C’est mission impossible. Dès que Twitter ferme un compte, il y en a dix qui réapparaissent. Sur Facebook, c’est également très difficile d’intervenir même si les services français font beaucoup de veille. L’Etat islamique, par exemple, a une communication époustouflante de gravité. Les vidéos ressemblent à des blockbusters et sont dans toutes les langues. Elles arrivent à faire prendre conscience aux djihadistes qu’ils font partie d’une même communauté. Le succès est en tout cas au rendez-vous, puisque rien qu’en France, le nombre de personnes engagées dans les filières djihadistes ne cesse d’augmenter (elles sont environ 1.400 selon le gouvernement contre 555 un an plus tôt, NDLR).

Vous conseillez la société de sécurité privée GEOS présente en Algérie. Le Maghreb peut-il craindre une percée de Daech ?

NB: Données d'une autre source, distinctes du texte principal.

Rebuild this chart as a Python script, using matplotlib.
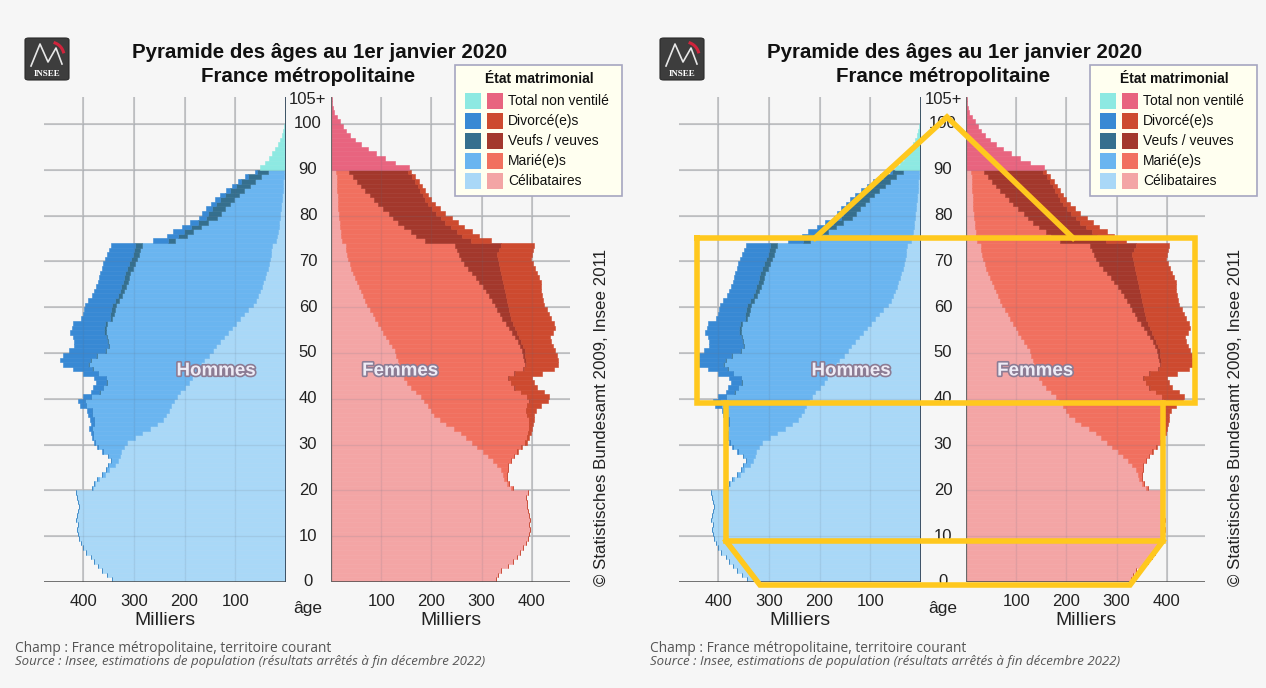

La présence de l’État islamique en Libye est extrêmement préoccupante. A terme ils peuvent balayer toutes les organisations djihadistes car ils ont les combattants, la puissance financière et aussi le discours le plus brillant, le plus structuré. En Libye, il n’y a pas de forces qui peuvent s’opposer à Daech. Les islamistes de Misrata par exemple ne font pas le poids. En Algérie, il y a peu de choses à craindre. L’armée algérienne est forte, bien formée et dispose de moyens considérables. Depuis 20 ans le pays est confronté aux groupes djihadistes et il ne s’est pas laissé déstabiliser. En décembre l’armée algérienne a par exemple tué le chef de Daech en Algérie, Khaled Abou Slaymen.

Le vrai danger est en réalité en Tunisie. Les djihadistes sont très présents autour du mont Chaambi et l’armée tunisienne n’est pas l’armée algérienne. Peut-elle lutter contre Daech ? On ne se sait pas trop. Mais il n’y a pas que le Maghreb. Je suis par exemple assez inquiet de la situation au Niger avec l’hypothèse d’un soutien des différentes katibas du sud à Daech. Ce n’est pas inenvisageable et dans ce cas le Niger pourrait être balayé.